In August 2007, WTGL's calls were changed to its current calls, WHLV-TV. This made the WTGL callsign available to the former WLCB, which officially took the WTGL calls in mid-September 2007.

Under the previous ownership of Good Life Broadcasting, then-WTGL-TV applied for a digital signal on channel 53, but the request was dismissed on account of the station's license being put up for sale (Good Life Broadcasting effectively moved the intellectual unit of the original WTGL-TV to what was then WLCB-TV, which today bears the WTGL call sign).

On January 22, 2009, WHLV's analog transmitter experienced a tube failure—the same problem which reduced the analog signal of WKCF to 60 percent of its authorized power. Unlike most other TBN owned-and-operated stations (which went digital exclusive on April 16, 2009), WHLV continued operating its analog transmitter at half of its licensed power under special temporary authority until the June 12 changeover date. On that day, WHLV activated its post-transition channel 51 digital transmitter after WOGX in nearby Ocala, Florida, ceased analog transmissions on that channel.

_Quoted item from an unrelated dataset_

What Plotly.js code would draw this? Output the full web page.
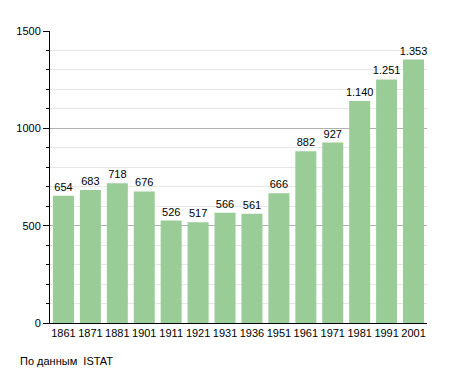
<!DOCTYPE html>
<html>
<head>
<meta charset="utf-8">
<script src="https://cdn.plot.ly/plotly-3.0.1.min.js"></script>
<style>html,body{margin:0;padding:0;background:#fff;}#chart{width:455px;height:373px;}</style>
</head>
<body>
<div id="chart"></div>
<script>
var years = ["1861","1871","1881","1901","1911","1921","1931","1936","1951","1961","1971","1981","1991","2001"];
var population = [654,683,718,676,526,517,566,561,666,882,927,1140,1251,1353];
var labels = ["654","683","718","676","526","517","566","561","666","882","927","1.140","1.251","1.353"];
var tickVals = [0,500,1000,1500];
var sourceNote = "По данным  ISTAT";

var trace = {
  type: "bar",
  x: years,
  y: population,
  text: labels,
  textposition: "outside",
  constraintext: "none",
  cliponaxis: false,
  textfont: {family: "Liberation Sans, Arial, sans-serif", size: 11, color: "#000"},
  marker: {color: "#9acc98", line: {width: 0}},
  hoverinfo: "none"
};

var layout = {
  width: 455, height: 373,
  margin: {l: 50, r: 28, t: 31, b: 50},
  paper_bgcolor: "#fff", plot_bgcolor: "#fff",
  bargap: 0.22,
  showlegend: false,
  font: {family: "Liberation Sans, Arial, sans-serif", size: 11, color: "#000"},
  xaxis: {
    type: "category",
    showline: true, linecolor: "#000", linewidth: 1,
    ticks: "", showgrid: false,
    tickfont: {size: 11}
  },
  yaxis: {
    range: [0, 1500],
    tickvals: tickVals,
    ticktext: tickVals.map(String),
    showline: true, linecolor: "#000", linewidth: 1,
    ticks: "outside", ticklen: 6, tickcolor: "#000",
    showgrid: true, gridcolor: "#b0b0b0", gridwidth: 1,
    zeroline: false,
    tickfont: {size: 11},
    minor: {dtick: 100, tick0: 0, ticks: "outside", ticklen: 3, tickcolor: "#000", showgrid: true, gridcolor: "#e6e6e6", gridwidth: 1}
  },
  annotations: [{
    text: sourceNote, xref: "paper", yref: "paper",
    x: -32/377, y: -38/292, xanchor: "left", yanchor: "middle",
    showarrow: false, font: {size: 11, color: "#000"}
  }]
};

Plotly.newPlot("chart", [trace], layout, {staticPlot: true});
</script>
</body>
</html>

In June 2009, channels 52.2–52.5 were initially added to the digital lineup, but for unknown reasons the channels remained dark and carried no actual programming until August 15, 2010, when they finally began to pass TBN multiplex programming. At that point, master control was turned over to TBN. Since then, the station, like most other TBN O&Os, has essentially been a pass-through for automated TBN programming.

==Technical information==
===Subchannels===

Subchannels of WHLV-TV
| Subchannel | Res.Tooltip Display resolution | Short name | Programming |
| 52.1 | 720p | TBN HD | TBN |
| 52.2 | TVDEALS | Infomercials |
| 52.3 | 480i | Inspire | TBN Inspire |
| 52.4 | ONTV4U | OnTV4U (infomercials) (4:3) |
| 52.5 | POSITIV | Positiv |

===Analog-to-digital conversion===
WHLV-TV shut down its analog signal, over UHF channel 52, on June 12, 2009, the official date on which full-power television stations in the United States transitioned from analog to digital broadcasts under federal mandate. The station's digital signal continued to broadcasts on its pre-transition UHF channel 51, using virtual channel 52.